How do I discourage squirrels from eating at my birdfeeder?
- The best way to discourage squirrels is to use a squirrel baffle – hang it below the feeder when it is pole-mounted or above the feeder when it is hanging from a tree.
- Your birdfeeder should be placed at least 4 to 5 feet above the ground, either hanging or pole mounted and at least 10 feet from nearby trees, fences, etc.
- Adding cayenne pepper to the birdseed also helps discourage squirrels, as they are bothered by the strong smell of the pepper, they will bypass it altogether – and it does not affect the birds.
- In addition, planting marigolds near your feeders discourages squirrels as well as cats, as they dislike the scent of these pungent flowers.
How do birds get large nuts out of the basket feeder?
- When you fill the basket feeder cage with nuts, the birds aren’t meant to take the whole nut out, but instead ‘peck’ at it so that pieces come out. Since there are many peanut style mixes they work really well with all nut mixes and or fruit/nut mixes
How do I remove the label from my feeder?
- To help remove the sticky label from your feeder, we recommend to soak the feeder in warm water and a mild dish soap for several minutes, then scrape off. Alternatively, you can use a mild adhesive remover such as Goo Gone, but be sure to wash it in soap and water before use with your favorite nectar or seed.
How do I clean my SuperFeeder?
- To clean this feeder, or any tube feeder, we suggest you use your garden hose and spray inside the tube to get most of the old seeds out. Then, use a bleach/water solution (1/4 cup bleach to two gallons water) and scrub with a long brush to get the feeder clean. Rinse thoroughly and dry completely before refilling the tube.
How do I remove the tray from the bottom of my Village feeder?
- The tray on the bottom of the feeder can be removed by placing the feeder on its side and using the heel of your hand to firmly tap on the tray so the tabs on the underside slide through the opening/slots. There is a raised lip on these tabs so it may require multiple strikes to the feeder. However, an (easier) option for cleaning your feeder is to remove the chimney/cupula at the top of the feeder and insert a garden hose through the opening and washing it out that way.

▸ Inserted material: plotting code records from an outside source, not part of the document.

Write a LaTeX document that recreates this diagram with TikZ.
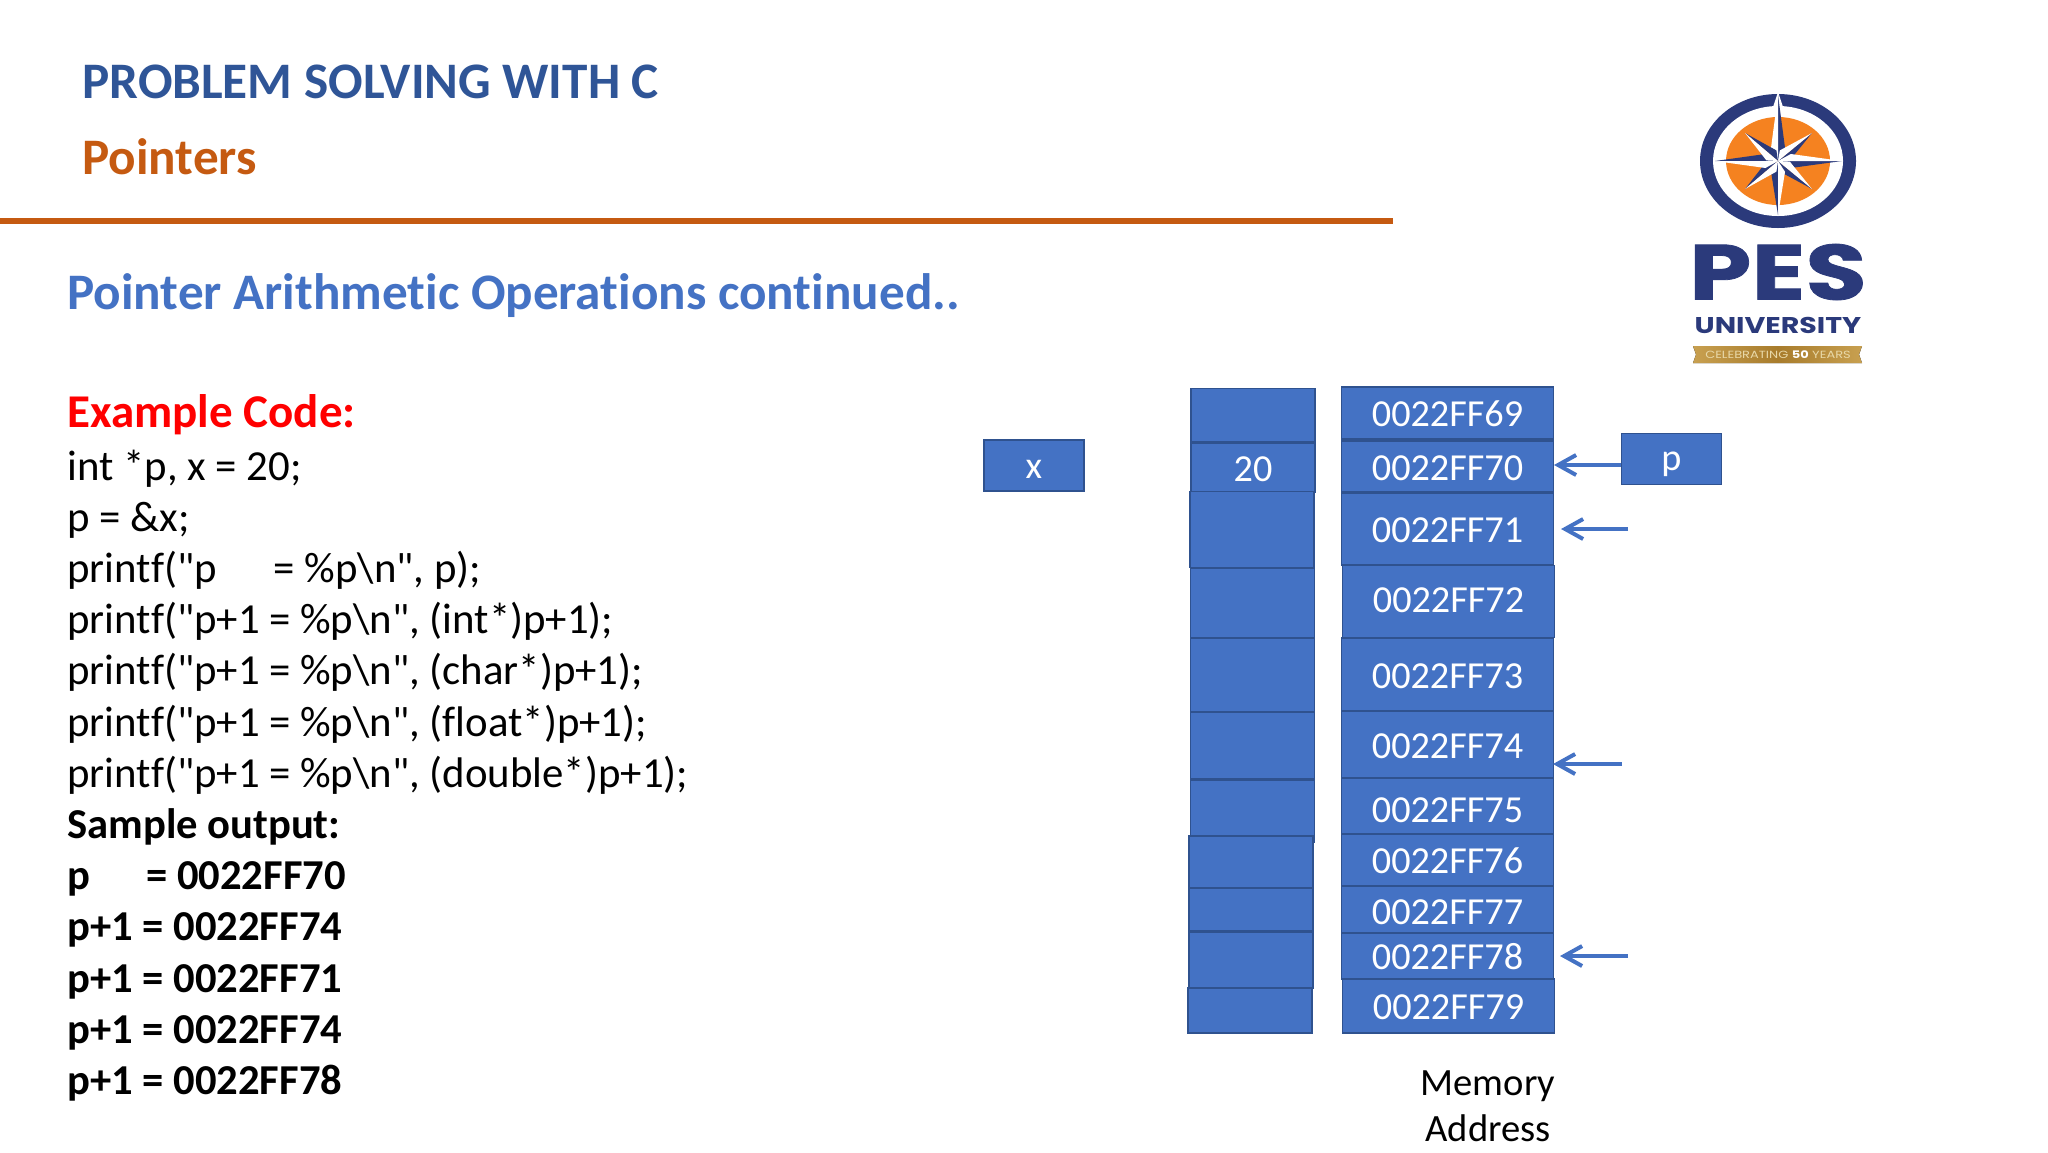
\documentclass[tikz,border=0pt]{standalone}
\usepackage{fontspec}
\newfontfamily\bodyfont{Carlito}[Ligatures=NoCommon]
\newfontfamily\pesfont{Poppins}[FakeStretch=1.28,FakeBold=1]
\newfontfamily\univfont{Poppins}[FakeStretch=1.25]
\usetikzlibrary{arrows.meta}
\definecolor{cTitle}{HTML}{2F5597}
\definecolor{cSub}{HTML}{C55A11}
\definecolor{cHead}{HTML}{4472C4}
\definecolor{cCell}{HTML}{4472C4}
\definecolor{cEdge}{HTML}{2F528F}
\definecolor{cNavy}{HTML}{2B3A7B}
\definecolor{cOrange}{HTML}{F58220}
\definecolor{cGoldA}{HTML}{C8A050}
\definecolor{cGoldB}{HTML}{A87C2C}
\definecolor{cGoldC}{HTML}{E8D8A8}
\tikzset{
  cell/.style={draw=cEdge, line width=0.6pt, fill=cCell, text=white, inner sep=0pt, text height=13.5pt, text depth=0pt,
    font=\bodyfont\fontsize{19.1}{23}\selectfont},
  val/.style={cell, minimum width=62pt},
  addr/.style={cell, minimum width=106pt},
  line/.style={anchor=base west, inner sep=0pt, font=\bodyfont\fontsize{21.4}{25}\selectfont},
  bline/.style={line, font=\bodyfont\fontsize{21.3}{25}\selectfont\bfseries},
  banner/.style={line, font=\bodyfont\fontsize{25.6}{30}\selectfont\bfseries},
  flow/.style={draw=cHead, line width=2pt, -{Straight Barb[length=9pt,width=10pt,line width=2pt]}},
}
\begin{document}
\begin{tikzpicture}[x=0.5pt, y=-0.5pt]
\useasboundingbox (0,0) rectangle (2048,1152);
% header
\node[banner, text=cTitle] (title) at (82, 98) {PROBLEM SOLVING WITH C};
\node[banner, text=cSub] (sub) at (82, 174.5) {Pointers};
\fill[cSub] (0, 218) rectangle (1393, 224);
\node[banner, text=cHead] (head) at (67, 309) {Pointer Arithmetic Operations continued..};

% code
\node[bline, text=red, font=\bodyfont\fontsize{23.5}{28}\selectfont\bfseries] (ex) at (67, 427) {Example Code:};
\node[line] (c1) at (67, 480) {int *p, x = 20;};
\node[line] (c2) at (67, 531) {p = \&x;};
\node[line] (c3) at (67, 582.5) {printf("p\hspace{28.5pt}= \%p\textbackslash n", p);};
\node[line] (c4) at (67, 633.5) {printf("p+1 = \%p\textbackslash n", (int*)p+1);};
\node[line] (c5) at (67, 684.5) {printf("p+1 = \%p\textbackslash n", (char*)p+1);};
\node[line] (c6) at (67, 736.5) {printf("p+1 = \%p\textbackslash n", (float*)p+1);};
\node[line] (c7) at (67, 787.5) {printf("p+1 = \%p\textbackslash n", (double*)p+1);};
\node[bline] (s0) at (67, 838.5) {Sample output:};
\node[bline] (s1) at (67, 889.5) {p\hspace{28pt}= 0022FF70};
\node[bline] (s2) at (67, 940.5) {p+1 = 0022FF74};
\node[bline] (s3) at (67, 992) {p+1 = 0022FF71};
\node[bline] (s4) at (67, 1043.5) {p+1 = 0022FF74};
\node[bline] (s5) at (67, 1094.5) {p+1 = 0022FF78};

% variable boxes
\node[cell, minimum width=50pt, minimum height=25.5pt, text height=12.5pt] (x) at (1034, 465.5) {x};
\node[cell, minimum width=50pt, minimum height=25.5pt, text height=11.5pt] (p) at (1671.5, 459) {p};

% values column
\node[val, minimum height=26.5pt] (v0) at (1253, 415) {};
\node[val, minimum height=24.5pt] (v1) at (1253, 467.5) {20};
\node[val, minimum height=38pt] (v2) at (1252, 529.5) {};
\node[val, minimum height=35pt] (v3) at (1252.5, 603) {};
\node[val, minimum height=37pt] (v4) at (1252.5, 675) {};
\node[val, minimum height=31pt] (v5) at (1252.5, 811) {};
\node[val, minimum height=33.5pt] (v6) at (1252.5, 745.5) {};
\node[val, minimum height=26pt] (v7) at (1251, 862) {};
\node[val, minimum height=21.5pt] (v8) at (1251, 909.5) {};
\node[val, minimum height=28pt] (v9) at (1251, 960) {};
\node[val, minimum height=22.5pt] (v10) at (1250, 1010.5) {};

% address column
\node[addr, minimum height=26pt] (a0) at (1447.5, 413) {0022FF69};
\node[addr, minimum height=25.5pt] (a1) at (1447.5, 466.5) {0022FF70};
\node[addr, minimum height=36pt] (a2) at (1447.5, 529) {0022FF71};
\node[addr, minimum height=36pt, text height=11pt] (a3) at (1448.5, 601.5) {0022FF72};
\node[addr, minimum height=36.5pt] (a4) at (1447.5, 674.5) {0022FF73};
\node[addr, minimum height=33.5pt] (a5) at (1447.5, 744.5) {0022FF74};
\node[addr, minimum height=28pt, text height=16pt] (a6) at (1447.5, 806) {0022FF75};
\node[addr, minimum height=26pt] (a7) at (1447.5, 860) {0022FF76};
\node[addr, minimum height=23.5pt, text height=14.6pt] (a8) at (1447.5, 909.5) {0022FF77};
\node[addr, minimum height=23pt] (a9) at (1447.5, 956) {0022FF78};
\node[addr, minimum height=27pt] (a10) at (1448.5, 1006) {0022FF79};

\node[font=\bodyfont\fontsize{19.3}{23}\selectfont, align=center, inner sep=0pt] (mem) at (1488, 1106) {Memory\\Address};

% arrows
\coordinate (f1) at (1628, 529);
\coordinate (f2) at (1622, 764);
\coordinate (f3) at (1628, 956);
\coordinate (t1) at (1561, 529);
\coordinate (t2) at (1553, 764);
\coordinate (t3) at (1560, 956);
\coordinate (t0) at (1554, 465);
\draw[flow] (p.west |- t0) -- (t0);
\draw[flow] (f1) -- (t1);
\draw[flow] (f2) -- (t2);
\draw[flow] (f3) -- (t3);

% logo
\fill[cNavy] (1778, 161) ellipse [x radius=78, y radius=67];
\fill[white] (1778, 161) ellipse [x radius=65, y radius=55];
\fill[cOrange] (1778, 161) ellipse [x radius=52, y radius=44];
\fill[white] (1778, 92) -- (1783, 107) -- (1773, 107) -- cycle;
\foreach \tx/\ty/\bx/\by in {1778/95/7/0, 1812/133/5/5, 1842/161/0/7, 1812/189/-5/5, 1778/215/-7/0, 1745/189/-5/-5, 1715/161/0/-7, 1745/133/5/-5} {
  \fill[cNavy] (\tx, \ty) -- (1778, 161) -- (1778+\bx+\tx*0.2-1778*0.2, 161+\by+\ty*0.2-161*0.2) -- cycle;
  \fill[white] (\tx, \ty) -- (1778, 161) -- (1778-\bx+\tx*0.2-1778*0.2, 161-\by+\ty*0.2-161*0.2) -- cycle;
}
\node[inner sep=0pt, text=cNavy, font=\pesfont\fontsize{39}{40}\selectfont\bfseries] (pes) at (1778, 272) {PES};
\node[inner sep=0pt, text=cNavy, font=\univfont\fontsize{11.4}{14}\selectfont\bfseries] (univ) at (1778, 325) {UNIVERSITY};
\fill[left color=cGoldA, right color=cGoldA, middle color=cGoldB] (1693, 346) -- (1862, 346) -- (1859, 354.5) -- (1862, 363) -- (1693, 363) -- (1696, 354.5) -- cycle;
\node[inner sep=0pt, text=cGoldC, font=\univfont\fontsize{5.2}{6}\selectfont] (gold) at (1778, 354.5) {CELEBRATING \textcolor{white}{\textbf{50}} YEARS};
\end{tikzpicture}
\end{document}
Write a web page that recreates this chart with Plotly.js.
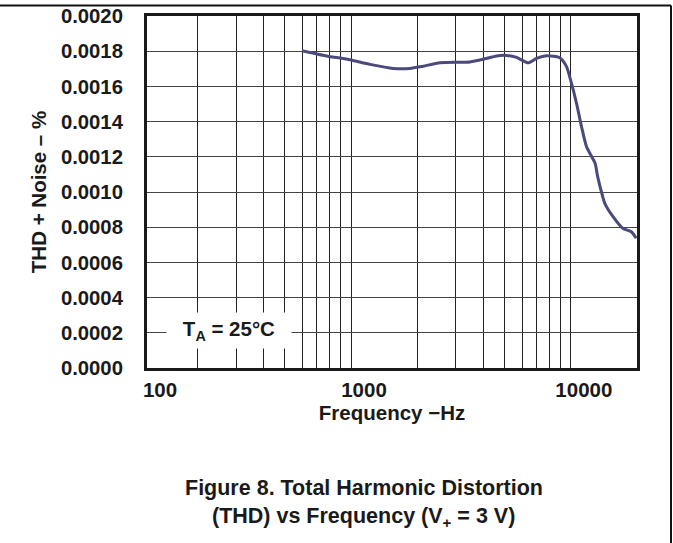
<!DOCTYPE html>
<html>
<head>
<meta charset="utf-8">
<script src="https://cdn.plot.ly/plotly-3.0.1.min.js"></script>
<style>html,body{margin:0;padding:0;background:#fff;}#chart{width:673px;height:543px;}</style>
</head>
<body>
<div id="chart"></div>
<script>
// Frequency (Hz) and THD+N (%)
const freqHz = [598, 803, 891, 1000, 1220, 1556, 1853, 2131, 2539, 3475, 3996, 4591, 5100, 5663, 6387, 6981, 7771, 8913, 9560, 10073, 10615, 11186, 11786, 12893, 13245, 13967, 14270, 15560, 17240, 18850, 19850];
const thdN = [0.001803, 0.001769, 0.001761, 0.001750, 0.001725, 0.001702, 0.001702, 0.001715, 0.001734, 0.001739, 0.001754, 0.001773, 0.001776, 0.001765, 0.001734, 0.001759, 0.001774, 0.001763, 0.001712, 0.001617, 0.001504, 0.001371, 0.001257, 0.001163, 0.001087, 0.000973, 0.000936, 0.000860, 0.000794, 0.000774, 0.000737];

const xStart = 118, xEnd = 20000;
const labelFreqs = [xStart, 1000, 10000];
const labelText = ["100", "1000", "10000"];
const gridFreqs = [200, 300, 400, 500, 600, 700, 800, 900, 1000, 2000, 3000, 4000, 5000, 6000, 7000, 8000, 9000, 10000];

const FONT = "Liberation Sans, Arial, Helvetica, sans-serif";
const bold = (size) => ({family: FONT, size: size, color: "#1a1a1a", weight: "bold"});

const trace = {
  x: freqHz, y: thdN, type: "scatter", mode: "lines",
  line: {color: "#4a4a7c", width: 3, shape: "spline", smoothing: 0.6},
  hoverinfo: "skip"
};

const layout = {
  width: 673, height: 543,
  margin: {l: 147, r: 36, t: 16, b: 175},
  paper_bgcolor: "#fff", plot_bgcolor: "#fff",
  showlegend: false,
  xaxis: {
    type: "log",
    range: [Math.log10(xStart), Math.log10(xEnd)],
    tickmode: "array", tickvals: labelFreqs, ticktext: labelText,
    showgrid: false,
    minor: {tickmode: "array", tickvals: gridFreqs, showgrid: true, gridcolor: "#222", gridwidth: 1, ticks: ""},
    showline: true, linecolor: "#1a1a1a", linewidth: 3, mirror: true,
    ticks: "", zeroline: false,
    tickfont: bold(20.5), ticklabelshift: 13, ticklabelstandoff: 1,
    title: {text: "Frequency −Hz", font: bold(20.5), standoff: 0},
    automargin: false, fixedrange: true
  },
  yaxis: {
    range: [0, 0.002], dtick: 0.0002, tick0: 0, tickformat: ".4f",
    showgrid: true, gridcolor: "#444", gridwidth: 1,
    showline: true, linecolor: "#1a1a1a", linewidth: 3, mirror: true,
    ticks: "", zeroline: false,
    tickfont: bold(20.3), ticklabelstandoff: 17,
    title: {text: "THD + Noise – %", font: bold(20.5), standoff: 9},
    automargin: false, fixedrange: true
  },
  annotations: [
    {xref: "paper", yref: "paper", x: 0.1673, y: 0.1065, xanchor: "center", yanchor: "middle",
     text: "T<sub>A</sub> = 25°C", showarrow: false, font: bold(20.5),
     bgcolor: "#fff", width: 124, height: 35, borderpad: 0},
    {xref: "paper", yref: "paper", x: (363.5 - 147) / 490, y: (368 - 488) / 352, xanchor: "center", yanchor: "middle",
     text: "Figure 8. Total Harmonic Distortion", showarrow: false, font: bold(21.5)},
    {xref: "paper", yref: "paper", x: (363.5 - 147) / 490, y: (368 - 517) / 352, xanchor: "center", yanchor: "middle",
     text: "(THD) vs Frequency (V<sub>+</sub> = 3 V)", showarrow: false, font: bold(21.5)}
  ],
  shapes: [
    {type: "line", xref: "paper", yref: "paper", x0: -0.31, x1: (671 - 147) / 490, y0: (368 - 5.5) / 352, y1: (368 - 5.5) / 352,
     line: {color: "#111", width: 2}},
    {type: "line", xref: "paper", yref: "paper", x0: (671 - 147) / 490, x1: (671 - 147) / 490, y0: (368 - 5.5) / 352, y1: -0.52,
     line: {color: "#111", width: 2}}
  ]
};

Plotly.newPlot("chart", [trace], layout, {displayModeBar: false, staticPlot: true});
</script>
</body>
</html>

How can I order replacement parts to my Village feeder?
- If you need a replacement part for your Village Collection feeder, there are some replacement parts available that can be ordered directly on the North States website. Simply enter the model number of the feeder into the search bar found at the top of any page and all replacement parts will be displayed. Please note, the side walls of the Village Collection feeders come preassembled at the factory and are not available as a replacement part.
- We do have a 3-year warranty for manufacturing defects on our Village Collection feeders. A manufacturing defect would be considered a flaw in the material or a missing part upon receipt of your new feeder. This includes failure of the hanging cable, cracks in the base upon receipt, etc. Loss of a part or damage sustained to the feeder due to weather and/or wildlife is not considered a manufacturing defect.
- Please contact our customer service department at 1-800-848-8421 or customerservice@northstatesind.com for directions on how to make a warranty claim.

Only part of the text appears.